Point is: In the past 13 years, we’ve experienced some incredible change in our world. I now have a tablet computer made of glass that can access all of the information ever produced by man. I can type this blog post, publish it on my blog, and have anyone anywhere in the world read it.

I have access and power and possibility that did not exist just 13 years ago. Things change fast.

I don’t know what the next 13 years ahead will bring us. But I want to be here for them, learning, adapting, changing — for whatever happens next.

And I hope to read these words that I’ve written and look back and think, Could I have ever been that simple?

People + Things.

There is a quote that I’ve been carrying around for a few years now. It’s one of the few core things I believe.

My little manifesto goes:

“In this life, find things you love, and people you love, and make time for both.”

Everywhere I’ve gone, it’s worked for me. It’s not exactly the most complicated formula, but it makes sense.

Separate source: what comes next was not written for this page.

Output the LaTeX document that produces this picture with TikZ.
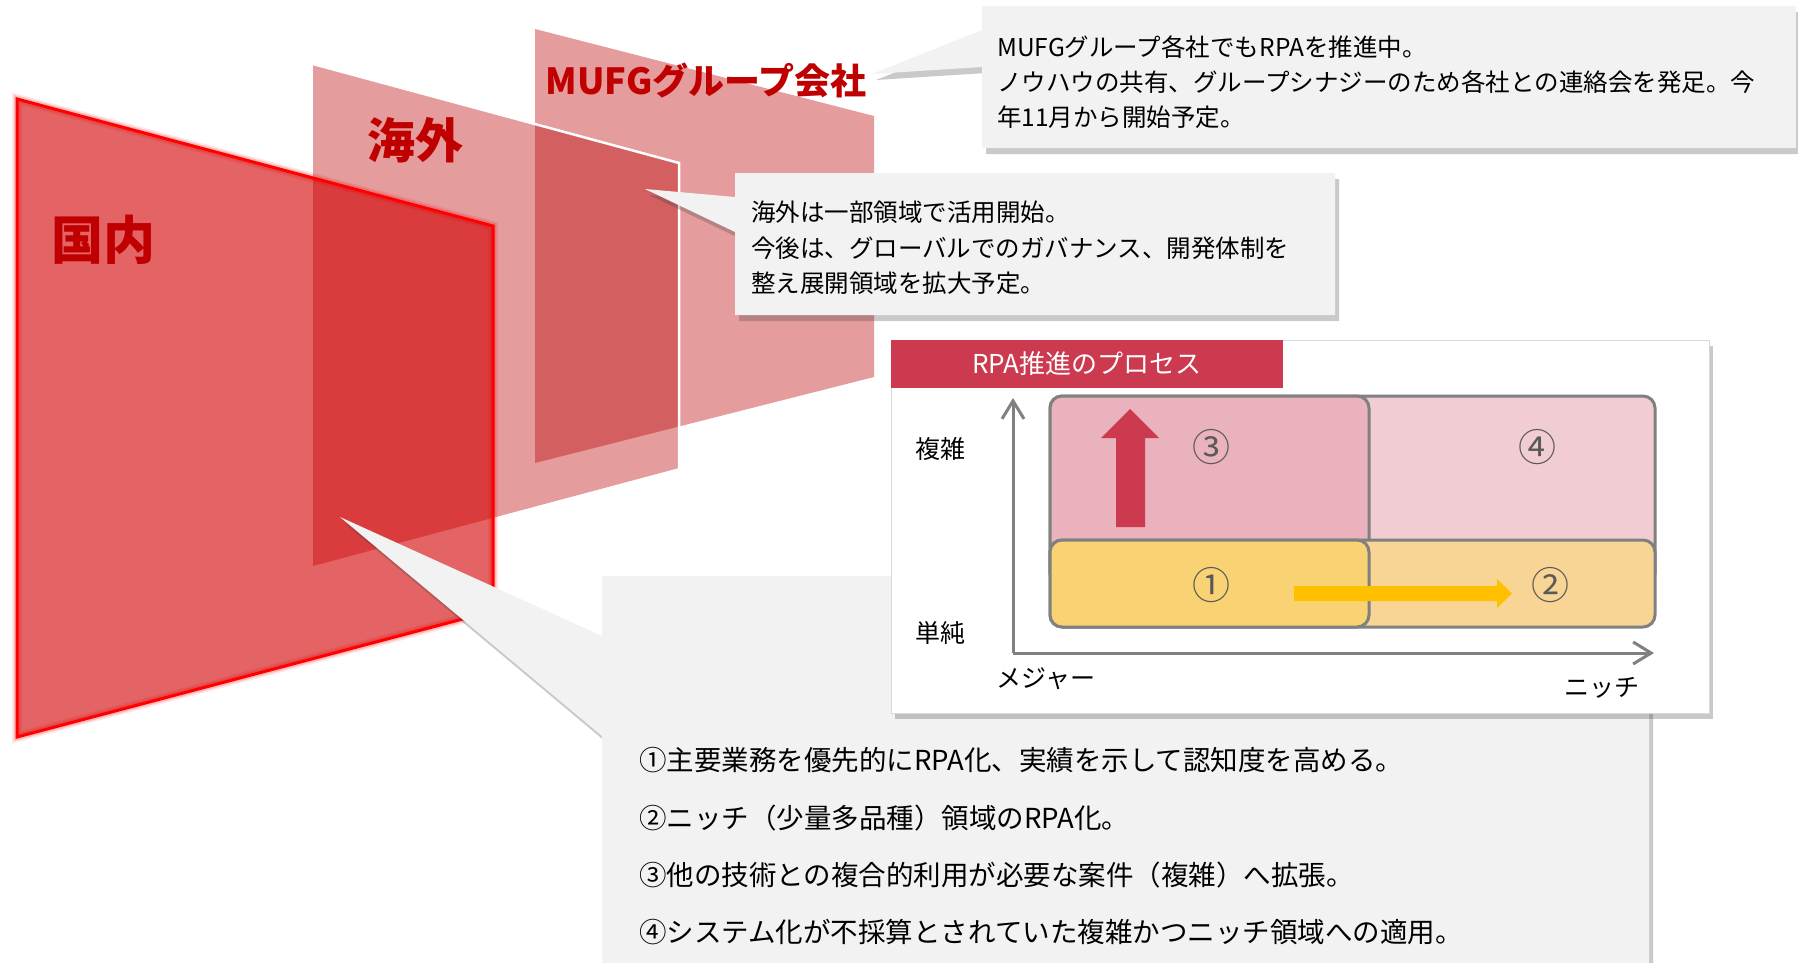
\documentclass[tikz,border=0pt]{standalone}
\usepackage{fontspec}
\setmainfont{Noto Sans CJK JP}
\usetikzlibrary{arrows.meta,shadows}
\definecolor{panelred}{RGB}{188,0,2}
\definecolor{domred}{RGB}{212,0,2}
\definecolor{lblred}{HTML}{C00000}
\definecolor{callgray}{HTML}{F2F2F2}
\definecolor{titlered}{HTML}{CC3A4F}
\definecolor{boxthree}{HTML}{E9B2BC}
\definecolor{boxfour}{HTML}{F2CCD3}
\definecolor{boxone}{HTML}{F9D273}
\definecolor{boxtwo}{HTML}{F8D594}
\definecolor{axisgray}{HTML}{808080}
\definecolor{numgray}{HTML}{595959}
\definecolor{arroworange}{HTML}{FFC000}
\begin{document}
\begin{tikzpicture}[x=1pt,y=-1pt,
  panel/.style={fill=panelred, fill opacity=0.39},
  biglabel/.style={inner sep=0, text=lblred},
  callout/.style={fill=callgray, drop shadow={shadow xshift=4pt, shadow yshift=-6pt, opacity=0.28, fill=black!75}},
  ctext/.style={anchor=west, inner sep=0, font=\fontsize{24.5}{30}\selectfont},
  btext/.style={anchor=west, inner sep=0, font=\fontsize{27.5}{32}\selectfont},
  qbox/.style={draw=axisgray, line width=3pt, rounded corners=12pt},
  axislabel/.style={inner sep=0, font=\fontsize{25}{30}\selectfont},
  numlabel/.style={inner sep=0, text=numgray, font=\fontsize{38}{40}\selectfont},
  axisline/.style={draw=axisgray, line width=3pt, -{Straight Barb[length=18pt,width=22pt,line width=3pt]}}
]
\useasboundingbox (0,0) rectangle (1798,963);
\fill[white] (0,0) rectangle (1798,963);

% ---------- panels ----------
\coordinate (m1) at (535,29);  \coordinate (m2) at (874,116);
\coordinate (m3) at (874,377); \coordinate (m4) at (535,463);
\coordinate (o1) at (313,64);  \coordinate (o2) at (679,163);
\coordinate (o3) at (679,468); \coordinate (o4) at (313,566);
\coordinate (d1) at (17,99);   \coordinate (d2) at (493,226);
\coordinate (d3) at (493,611); \coordinate (d4) at (17,737);

\path[panel] (m1) -- (m2) -- (m3) -- (m4) -- cycle;
\path[panel] (o1) -- (o2) -- (o3) -- (o4) -- cycle;
\draw[white, line width=2.5pt, line join=miter] (o1) -- (o2) -- (o3);
% glow of domestic panel border
\draw[red, line width=10pt, opacity=0.10, line join=miter] (d1) -- (d2) -- (d3) -- (d4) -- cycle;
\draw[red, line width=6.5pt, opacity=0.18, line join=miter] (d1) -- (d2) -- (d3) -- (d4) -- cycle;
\fill[domred, fill opacity=0.61] (d1) -- (d2) -- (d3) -- (d4) -- cycle;
\draw[red, line width=3pt, line join=miter] (d1) -- (d2) -- (d3) -- (d4) -- cycle;

% ---------- panel labels ----------
\node[biglabel, font=\bfseries\fontsize{36}{36}\selectfont] (lblMufg) at (706,80) {MUFGグループ会社};
\node[biglabel, font=\bfseries\fontsize{48}{48}\selectfont] (lblOverseas) at (415,140) {海外};
\node[biglabel, font=\bfseries\fontsize{52}{52}\selectfont] (lblDomestic) at (103,240) {国内};

% ---------- callout 1 (MUFG) ----------
\coordinate (t1) at (872,74);
\draw[callout, draw=none] (982,6) -- (1796,6) -- (1796,148) -- (982,148) -- (982,67) -- (t1) -- (982,30) -- cycle;
\node[ctext] (c1a) at (997,47) {MUFGグループ各社でもRPAを推進中。};
\node[ctext] (c1b) at (997,82) {ノウハウの共有、グループシナジーのため各社との連絡会を発足。今};
\node[ctext] (c1c) at (997,117) {年11月から開始予定。};

% ---------- callout 2 (overseas) ----------
\coordinate (t2) at (645,189);
\draw[callout, draw=none] (735,173) -- (1335,173) -- (1335,315) -- (735,315) -- (735,232) -- (t2) -- (735,197) -- cycle;
\node[ctext] (c2a) at (751,212) {海外は一部領域で活用開始。};
\node[ctext] (c2b) at (751,248) {今後は、グローバルでのガバナンス、開発体制を};
\node[ctext] (c2c) at (751,283) {整え展開領域を拡大予定。};

% ---------- callout 3 (domestic) ----------
\coordinate (t3) at (340,517);
\draw[callout, draw=none] (602,576) -- (1649,576) -- (1649,990) -- (602,990) -- (602,736) -- (t3) -- (602,636) -- cycle;
\node[btext] (c3a) at (639,760) {①主要業務を優先的にRPA化、実績を示して認知度を高める。};
\node[btext] (c3b) at (639,818) {②ニッチ（少量多品種）領域のRPA化。};
\node[btext] (c3c) at (639,875) {③他の技術との複合的利用が必要な案件（複雑）へ拡張。};
\node[btext] (c3d) at (639,932) {④システム化が不採算とされていた複雑かつニッチ領域への適用。};

% ---------- process chart ----------
\draw[fill=white, draw=black!15, line width=1pt, drop shadow={shadow xshift=4pt, shadow yshift=-6pt, opacity=0.28, fill=black!75}] (891,340) rectangle (1709,713);
\fill[titlered] (891,340) rectangle (1283,388);
\node[inner sep=0, text=white, font=\fontsize{26}{30}\selectfont] (title) at (1087,364) {RPA推進のプロセス};

\draw[qbox, fill=boxfour]  (1050,396) rectangle (1655,585);
\draw[qbox, fill=boxthree] (1050,396) rectangle (1369,585);
\draw[qbox, fill=boxtwo]   (1050,540) rectangle (1655,627);
\draw[qbox, fill=boxone]   (1050,540) rectangle (1369,627);

\fill[titlered] (1116,527) -- (1116,438) -- (1101,438) -- (1130,409) -- (1159,438) -- (1145,438) -- (1145,527) -- cycle;
\fill[arroworange] (1294,586) -- (1497,586) -- (1497,579) -- (1512,593.5) -- (1497,608) -- (1497,601) -- (1294,601) -- cycle;

\node[numlabel] (n3) at (1211,447) {③};
\node[numlabel] (n4) at (1537,447) {④};
\node[numlabel] (n1) at (1211,585) {①};
\node[numlabel] (n2) at (1550,585) {②};

\coordinate (origin) at (1013,653);
\coordinate (ytip) at (1013,398);
\coordinate (xtip) at (1654,653);
\draw[axisline] (origin) -- (ytip);
\draw[axisline] (origin) -- (xtip);

\node[axislabel] (complex) at (940,449) {複雑};
\node[axislabel] (simple) at (940,633) {単純};
\node[axislabel] (major) at (1046,679) {メジャー};
\node[axislabel] (niche) at (1602,688) {ニッチ};
\end{tikzpicture}
\end{document}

And as long as I’ve stuck to it, I’ve been happy.

The “people” part is something that everyone gets. But it’s the “things” part that people misunderstand.

Things have to be passions or hobbies. They have to active. Not necessarily physically active — one of my things is seeing live music, and I see a lot of it — but it has to be you, out in the world, doing something.

If you try to replace activity with the other type of things — your possessions, your stuff — the formula doesn’t really work.

Shopping might make you happy. But just having clothes? Probably not.

Owning a big TV doesn’t really do much. But inviting friends over for movie night on your flat screen? That’ll do.

Look: Good things happen to those who actually do stuff. So be active. Make time for the things and the people you love.

It’s not exactly Gandhi-level thought, but I promise you, it works.